# TASK REQUIREMENTS
Reproduce, character for character, the lines below from the first through the one with "32.3, bottom: 249.3". Leave pictures out.
-- start SUPPLIED INFORMATION --
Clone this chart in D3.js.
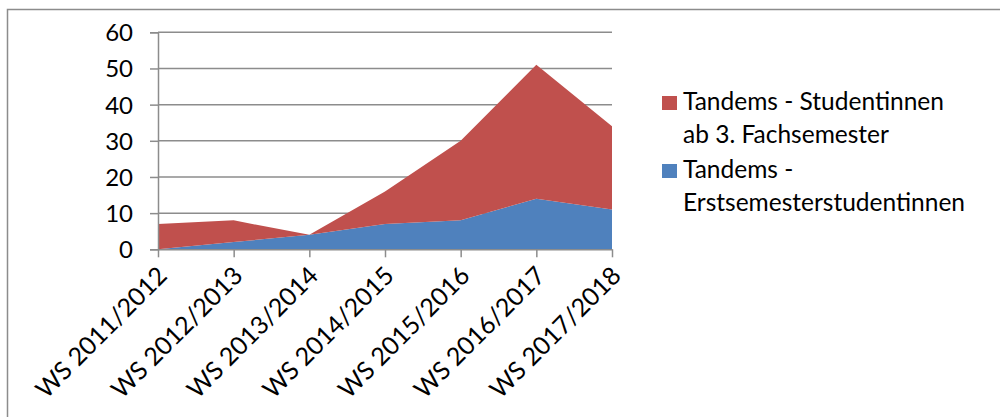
<!DOCTYPE html>
<html>
<head>
<meta charset="utf-8">
<style>
  body { margin: 0; background: #fff; }
  text { font-family: Lato, "Open Sans", sans-serif; fill: #000; }
</style>
</head>
<body>
<svg width="1000" height="417"></svg>
<script src="https://d3js.org/d3.v7.min.js"></script>
<script>
  var semesters = ["WS 2011/2012", "WS 2012/2013", "WS 2013/2014", "WS 2014/2015", "WS 2015/2016", "WS 2016/2017", "WS 2017/2018"];
  var erstsemester = [0, 2, 4, 7, 8, 14, 11];
  var abDrittem = [7, 6, 0, 9, 22, 37, 23];
  var yTicks = [0, 10, 20, 30, 40, 50, 60];

  var svg = d3.select("svg");

  // outer frame (runs off right/bottom)
  svg.append("rect")
    .attr("x", 7.5).attr("y", 9.5)
    .attr("width", 1100).attr("height", 500)
    .attr("fill", "none").attr("stroke", "#8c8c8c").attr("stroke-width", 1.5);

  var plot = { left: 158, right: 612, top: 32.3, bottom: 249.3 };

  var x = d3.scalePoint().domain(semesters).range([plot.left, plot.right]);
  var y = d3.scaleLinear().domain([0, 60]).range([plot.bottom, plot.top]);

  var table = semesters.map(function(s, i) {
    return { sem: s, erst: erstsemester[i], ab3: abDrittem[i] };
  });
  var series = d3.stack().keys(["erst", "ab3"])(table);
  var colors = { erst: "#4f81bd", ab3: "#c0504d" };

  // gridlines
  svg.append("g").selectAll("line")
    .data(yTicks.slice(1))
    .join("line")
    .attr("x1", plot.left).attr("x2", plot.right)
    .attr("y1", function(d) { return y(d); }).attr("y2", function(d) { return y(d); })
    .attr("stroke", "#8c8c8c").attr("stroke-width", 1.5);

  var area = d3.area()
    .x(function(d) { return x(d.data.sem); })
    .y0(function(d) { return y(d[0]); })
    .y1(function(d) { return y(d[1]); });

  svg.append("g").selectAll("path")
    .data(series)
    .join("path")
    .attr("fill", function(d) { return colors[d.key]; })
    .attr("d", area);

  // y axis
  var yAxis = d3.axisLeft(y).tickValues(yTicks).tickSize(8).tickPadding(17);
  var gy = svg.append("g").attr("transform", "translate(" + plot.left + ",0)").call(yAxis);
  gy.select(".domain").attr("stroke", "#8c8c8c").attr("stroke-width", 1.5);
  gy.selectAll(".tick line").attr("stroke", "#8c8c8c").attr("stroke-width", 1.5);
  gy.selectAll("text").attr("font-size", 24).attr("font-family", "Lato").attr("fill", "#000").attr("dy", "0.35em");

  // x axis
  var xAxis = d3.axisBottom(x).tickSize(8).tickSizeOuter(0);
  var gx = svg.append("g").attr("transform", "translate(0," + plot.bottom + ")").call(xAxis);
  gx.select(".domain").attr("stroke", "#8c8c8c").attr("stroke-width", 1.5);
  gx.selectAll(".tick line").attr("stroke", "#8c8c8c").attr("stroke-width", 1.5);
  gx.selectAll("text")
    .attr("font-size", 25).attr("font-family", "Lato").attr("fill", "#000")
    .attr("text-anchor", "end")
    .attr("dy", 0).attr("y", 0)
    .attr("transform", "translate(10,28) rotate(-45)");

  // legend
  var legend = [
    { key: "ab3", lines: ["Tandems - Studentinnen", "ab 3. Fachsemester"], y: 110 },
    { key: "erst", lines: ["Tandems -", "Erstsemesterstudentinnen"], y: 178 }
  ];
  var lg = svg.append("g").selectAll("g").data(legend).join("g");
  lg.append("rect")
    .attr("x", 662).attr("y", function(d) { return d.y - 14; })
    .attr("width", 15).attr("height", 14)
    .attr("fill", function(d) { return colors[d.key]; });
  lg.append("text")
    .attr("x", 683).attr("y", function(d) { return d.y; })
    .attr("font-size", 24.5)
    .selectAll("tspan").data(function(d) { return d.lines; })
    .join("tspan")
    .attr("x", 683).attr("dy", function(d, i) { return i ? 33 : 0; })
    .text(function(d) { return d; });
</script>
</body>
</html>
-- end SUPPLIED INFORMATION --
# CORRECT RESPONSE
Clone this chart in D3.js.
<!DOCTYPE html>
<html>
<head>
<meta charset="utf-8">
<style>
  body { margin: 0; background: #fff; }
  text { font-family: Lato, "Open Sans", sans-serif; fill: #000; }
</style>
</head>
<body>
<svg width="1000" height="417"></svg>
<script src="https://d3js.org/d3.v7.min.js"></script>
<script>
  var semesters = ["WS 2011/2012", "WS 2012/2013", "WS 2013/2014", "WS 2014/2015", "WS 2015/2016", "WS 2016/2017", "WS 2017/2018"];
  var erstsemester = [0, 2, 4, 7, 8, 14, 11];
  var abDrittem = [7, 6, 0, 9, 22, 37, 23];
  var yTicks = [0, 10, 20, 30, 40, 50, 60];

  var svg = d3.select("svg");

  // outer frame (runs off right/bottom)
  svg.append("rect")
    .attr("x", 7.5).attr("y", 9.5)
    .attr("width", 1100).attr("height", 500)
    .attr("fill", "none").attr("stroke", "#8c8c8c").attr("stroke-width", 1.5);

  var plot = { left: 158, right: 612, top: 32.3, bottom: 249.3 };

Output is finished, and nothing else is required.